= EXTRACTED ENTRIES =
START

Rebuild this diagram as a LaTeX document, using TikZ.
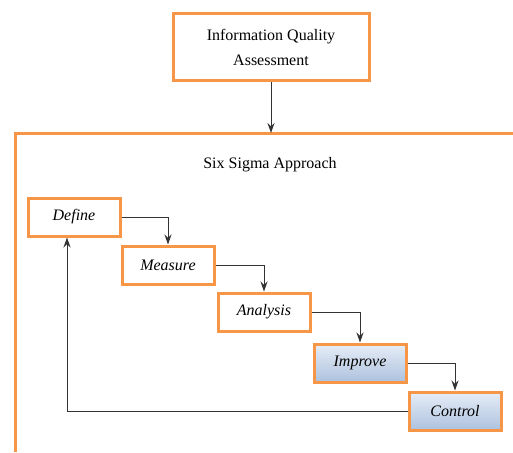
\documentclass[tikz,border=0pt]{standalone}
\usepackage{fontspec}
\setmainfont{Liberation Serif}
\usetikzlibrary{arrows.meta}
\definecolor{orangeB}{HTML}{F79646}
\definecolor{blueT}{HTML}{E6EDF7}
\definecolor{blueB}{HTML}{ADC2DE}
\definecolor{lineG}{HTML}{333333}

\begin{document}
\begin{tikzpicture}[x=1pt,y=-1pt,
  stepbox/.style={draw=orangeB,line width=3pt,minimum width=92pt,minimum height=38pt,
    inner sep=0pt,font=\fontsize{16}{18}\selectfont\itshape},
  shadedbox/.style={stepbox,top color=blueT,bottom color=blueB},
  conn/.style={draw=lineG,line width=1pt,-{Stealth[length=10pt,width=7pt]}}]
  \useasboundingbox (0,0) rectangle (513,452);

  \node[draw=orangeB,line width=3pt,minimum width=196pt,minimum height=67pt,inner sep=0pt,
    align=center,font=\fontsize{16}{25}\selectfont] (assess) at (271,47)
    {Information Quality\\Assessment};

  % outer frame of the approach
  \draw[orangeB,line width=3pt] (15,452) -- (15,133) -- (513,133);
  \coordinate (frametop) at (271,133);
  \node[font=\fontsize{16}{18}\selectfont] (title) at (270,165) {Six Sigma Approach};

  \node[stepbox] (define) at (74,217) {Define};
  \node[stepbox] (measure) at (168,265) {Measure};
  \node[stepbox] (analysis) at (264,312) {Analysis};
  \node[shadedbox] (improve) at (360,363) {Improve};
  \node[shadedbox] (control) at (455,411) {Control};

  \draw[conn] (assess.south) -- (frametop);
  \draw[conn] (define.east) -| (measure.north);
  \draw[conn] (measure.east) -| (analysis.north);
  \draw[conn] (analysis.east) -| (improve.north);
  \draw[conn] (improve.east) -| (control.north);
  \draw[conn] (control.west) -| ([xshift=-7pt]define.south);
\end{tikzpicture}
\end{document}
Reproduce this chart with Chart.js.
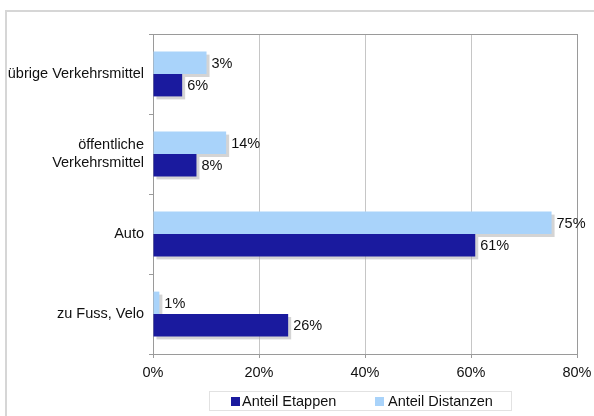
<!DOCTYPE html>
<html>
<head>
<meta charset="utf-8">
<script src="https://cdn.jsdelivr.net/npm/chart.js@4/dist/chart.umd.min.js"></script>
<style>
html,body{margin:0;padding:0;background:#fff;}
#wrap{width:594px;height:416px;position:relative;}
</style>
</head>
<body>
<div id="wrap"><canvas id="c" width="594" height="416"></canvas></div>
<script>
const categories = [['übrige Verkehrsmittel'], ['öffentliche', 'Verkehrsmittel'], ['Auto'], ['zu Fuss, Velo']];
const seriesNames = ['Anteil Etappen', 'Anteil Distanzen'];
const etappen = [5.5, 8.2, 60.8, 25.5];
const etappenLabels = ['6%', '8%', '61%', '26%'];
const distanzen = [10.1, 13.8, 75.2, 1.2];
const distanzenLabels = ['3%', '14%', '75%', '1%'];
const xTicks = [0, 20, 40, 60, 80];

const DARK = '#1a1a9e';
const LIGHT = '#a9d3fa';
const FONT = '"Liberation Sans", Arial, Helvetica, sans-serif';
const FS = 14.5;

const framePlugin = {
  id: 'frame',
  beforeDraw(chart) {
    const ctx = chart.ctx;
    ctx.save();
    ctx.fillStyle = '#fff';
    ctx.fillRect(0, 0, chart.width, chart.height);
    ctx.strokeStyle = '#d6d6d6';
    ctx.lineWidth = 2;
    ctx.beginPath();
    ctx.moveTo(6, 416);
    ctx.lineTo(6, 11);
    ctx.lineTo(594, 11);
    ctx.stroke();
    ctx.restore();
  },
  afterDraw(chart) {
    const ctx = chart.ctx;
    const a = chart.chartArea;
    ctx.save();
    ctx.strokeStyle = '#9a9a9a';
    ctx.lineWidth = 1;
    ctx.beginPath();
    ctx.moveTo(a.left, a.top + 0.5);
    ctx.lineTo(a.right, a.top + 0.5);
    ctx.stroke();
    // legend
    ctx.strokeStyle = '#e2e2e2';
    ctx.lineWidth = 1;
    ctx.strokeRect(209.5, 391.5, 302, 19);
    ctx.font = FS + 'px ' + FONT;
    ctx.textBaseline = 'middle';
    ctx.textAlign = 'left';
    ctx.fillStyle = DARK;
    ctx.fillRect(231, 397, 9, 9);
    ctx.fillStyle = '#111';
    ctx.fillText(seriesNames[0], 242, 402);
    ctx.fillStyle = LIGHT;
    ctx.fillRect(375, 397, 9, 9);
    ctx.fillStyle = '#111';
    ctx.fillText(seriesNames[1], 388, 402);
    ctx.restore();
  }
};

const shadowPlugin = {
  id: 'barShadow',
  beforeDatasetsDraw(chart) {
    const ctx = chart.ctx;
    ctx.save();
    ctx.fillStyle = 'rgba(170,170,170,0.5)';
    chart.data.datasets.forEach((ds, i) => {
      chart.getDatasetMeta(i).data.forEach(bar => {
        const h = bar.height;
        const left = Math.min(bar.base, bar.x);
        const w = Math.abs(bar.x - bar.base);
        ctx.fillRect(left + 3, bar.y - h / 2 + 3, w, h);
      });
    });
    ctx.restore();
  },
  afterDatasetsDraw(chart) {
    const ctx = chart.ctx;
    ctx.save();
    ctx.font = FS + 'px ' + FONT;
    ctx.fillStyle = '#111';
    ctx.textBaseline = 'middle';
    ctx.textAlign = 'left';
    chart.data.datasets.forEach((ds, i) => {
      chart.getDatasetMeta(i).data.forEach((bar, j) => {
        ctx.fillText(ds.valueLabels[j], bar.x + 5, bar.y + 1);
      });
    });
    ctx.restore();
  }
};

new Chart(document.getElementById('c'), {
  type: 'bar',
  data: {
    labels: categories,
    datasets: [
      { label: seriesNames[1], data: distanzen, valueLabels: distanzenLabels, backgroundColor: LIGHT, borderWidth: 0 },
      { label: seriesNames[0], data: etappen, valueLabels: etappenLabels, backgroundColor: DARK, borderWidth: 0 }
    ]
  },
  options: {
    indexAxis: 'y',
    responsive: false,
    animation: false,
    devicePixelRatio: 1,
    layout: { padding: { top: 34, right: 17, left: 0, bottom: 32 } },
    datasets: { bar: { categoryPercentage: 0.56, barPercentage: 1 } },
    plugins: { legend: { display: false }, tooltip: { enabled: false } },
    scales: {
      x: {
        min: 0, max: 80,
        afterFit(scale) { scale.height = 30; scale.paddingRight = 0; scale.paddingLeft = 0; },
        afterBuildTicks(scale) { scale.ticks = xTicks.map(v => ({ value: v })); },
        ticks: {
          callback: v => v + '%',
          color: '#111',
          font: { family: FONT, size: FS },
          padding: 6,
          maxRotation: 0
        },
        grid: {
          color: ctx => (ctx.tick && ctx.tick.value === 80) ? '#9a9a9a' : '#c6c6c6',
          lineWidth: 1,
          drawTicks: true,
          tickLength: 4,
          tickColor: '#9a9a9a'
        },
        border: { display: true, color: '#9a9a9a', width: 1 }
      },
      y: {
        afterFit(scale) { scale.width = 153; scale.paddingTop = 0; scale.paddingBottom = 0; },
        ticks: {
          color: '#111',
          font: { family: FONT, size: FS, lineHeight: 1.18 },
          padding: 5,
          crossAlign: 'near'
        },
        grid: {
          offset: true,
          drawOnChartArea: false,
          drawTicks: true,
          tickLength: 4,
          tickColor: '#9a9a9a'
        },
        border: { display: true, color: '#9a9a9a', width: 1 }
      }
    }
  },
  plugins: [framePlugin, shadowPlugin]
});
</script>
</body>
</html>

END

= WHAT IS NEEDED =
Skip every picture and return the lines above from the top through the one that contains "(control) at (455,411)".

= SOLUTION TO THIS TASK =
Rebuild this diagram as a LaTeX document, using TikZ.
\documentclass[tikz,border=0pt]{standalone}
\usepackage{fontspec}
\setmainfont{Liberation Serif}
\usetikzlibrary{arrows.meta}
\definecolor{orangeB}{HTML}{F79646}
\definecolor{blueT}{HTML}{E6EDF7}
\definecolor{blueB}{HTML}{ADC2DE}
\definecolor{lineG}{HTML}{333333}

\begin{document}
\begin{tikzpicture}[x=1pt,y=-1pt,
  stepbox/.style={draw=orangeB,line width=3pt,minimum width=92pt,minimum height=38pt,
    inner sep=0pt,font=\fontsize{16}{18}\selectfont\itshape},
  shadedbox/.style={stepbox,top color=blueT,bottom color=blueB},
  conn/.style={draw=lineG,line width=1pt,-{Stealth[length=10pt,width=7pt]}}]
  \useasboundingbox (0,0) rectangle (513,452);

  \node[draw=orangeB,line width=3pt,minimum width=196pt,minimum height=67pt,inner sep=0pt,
    align=center,font=\fontsize{16}{25}\selectfont] (assess) at (271,47)
    {Information Quality\\Assessment};

  % outer frame of the approach
  \draw[orangeB,line width=3pt] (15,452) -- (15,133) -- (513,133);
  \coordinate (frametop) at (271,133);
  \node[font=\fontsize{16}{18}\selectfont] (title) at (270,165) {Six Sigma Approach};

  \node[stepbox] (define) at (74,217) {Define};
  \node[stepbox] (measure) at (168,265) {Measure};
  \node[stepbox] (analysis) at (264,312) {Analysis};
  \node[shadedbox] (improve) at (360,363) {Improve};
  \node[shadedbox] (control) at (455,411) {Control};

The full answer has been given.